We are more than a year away from our country’s next Presidential Election and it is clear that the playing field is very crowded. However, what is different this time around is that we have more women, and women of color looking to be the President of the United States. Rep. Tulsi Gabbard, Sen. Elizabeth Warren, Sen. Amy Klobuchar, Sen. Kirsten Gillibrand and Sen. Kamala Harris have all thrown their hat in the ring thus far.
Yet it is women like Senator Kamala Harris and Representative Tulsi Gabbard that I am most excited about, not because of their views but because they are women of color that look like me. Growing up most of the people that I knew who were in positions of influence were not women of color. I was in the 7th grade before I had my first exposure to a teacher who was a woman of color, those experiences continued to grow when I was in high school, but when I went to college those experiences seemed to regress. For the past 20 years that I have been working in the education non-profit sector, there is a gap when it comes to women leaders of color. However, it seems over the course of the last decade we are experiencing a very different wave, where our young ladies for the first time are seeing waves of women of color taking on leadership roles in education, business, tech and politics. A majority of these women are first generation or have immigrant heritage and they are saying unapologetically “I Am Here.”

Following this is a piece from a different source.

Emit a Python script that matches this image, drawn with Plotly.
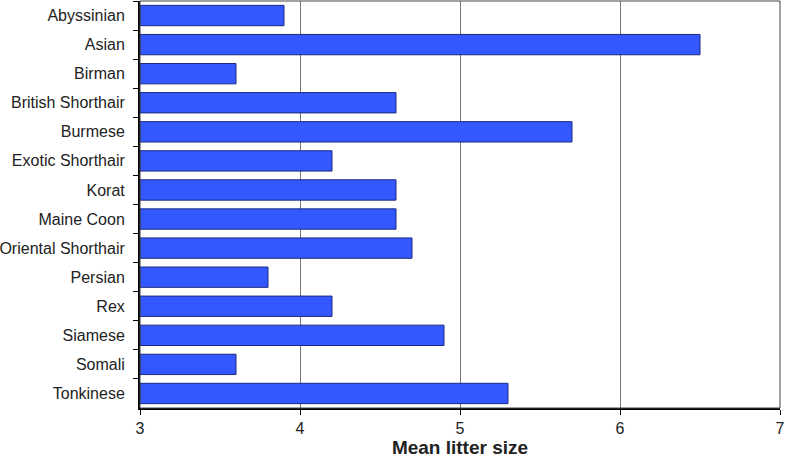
import plotly.graph_objects as go

breeds = ["Abyssinian", "Asian", "Birman", "British Shorthair", "Burmese",
          "Exotic Shorthair", "Korat", "Maine Coon", "Oriental Shorthair",
          "Persian", "Rex", "Siamese", "Somali", "Tonkinese"]
litter = [3.9, 6.5, 3.6, 4.6, 5.7, 4.2, 4.6, 4.6, 4.7, 3.8, 4.2, 4.9, 3.6, 5.3]

baseline = 3

fig = go.Figure()

# bars start at the axis minimum, so draw the length above the baseline
fig.add_trace(go.Bar(
    x=[v - baseline for v in litter],
    y=breeds,
    orientation="h",
    base=baseline,
    marker=dict(color="#3358FF", line=dict(color="#1a2a80", width=1)),
))

# thin frame around the plot area
fig.add_shape(type="rect", xref="paper", yref="paper", x0=0, x1=1, y0=0, y1=1,
              line=dict(color="#444444", width=1), layer="above")

fig.update_layout(
    width=785, height=458,
    margin=dict(l=140, r=5, t=1, b=50, autoexpand=False),
    plot_bgcolor="white",
    paper_bgcolor="white",
    bargap=0.3,
    showlegend=False,
    font=dict(family="Liberation Sans, Arial, sans-serif", size=16, color="#222222"),
    xaxis=dict(
        range=[3, 7],
        tickvals=[3, 4, 5, 6, 7],
        showgrid=True, gridcolor="#777777", gridwidth=1,
        showline=True, linecolor="black", linewidth=2,
        ticks="outside", ticklen=5, tickcolor="black",
        ticklabeloverflow="allow",
        zeroline=False,
        title=dict(text="<b>Mean litter size</b>", font=dict(size=19, color="#222222"), standoff=9),
    ),
    yaxis=dict(
        autorange="reversed",
        showline=True, linecolor="black", linewidth=2,
        ticks="outside", ticklen=5, tickcolor="black",
        tickson="boundaries",
        ticklabelstandoff=10,
        showgrid=False,
    ),
)

fig.write_html("out.html", config={"displayModeBar": False},
               post_script="document.body.style.margin='0';")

March is Women’s History Month, and March 8th is known globally as International Women’s Day, as a woman of color I am more excited now than I think I have ever been about how many of us are ready to take on the challenging role that comes with leadership. Every woman has her own successes and failures, but what is emerging for many of us is that we are owning our failures and not letting it define us. We are in an era where speaking up and pulling our chairs to the table are more important to the current and future generations. From here on out the world needs to know that all women, especially women of color, belong in roles of leadership because their experiences matter.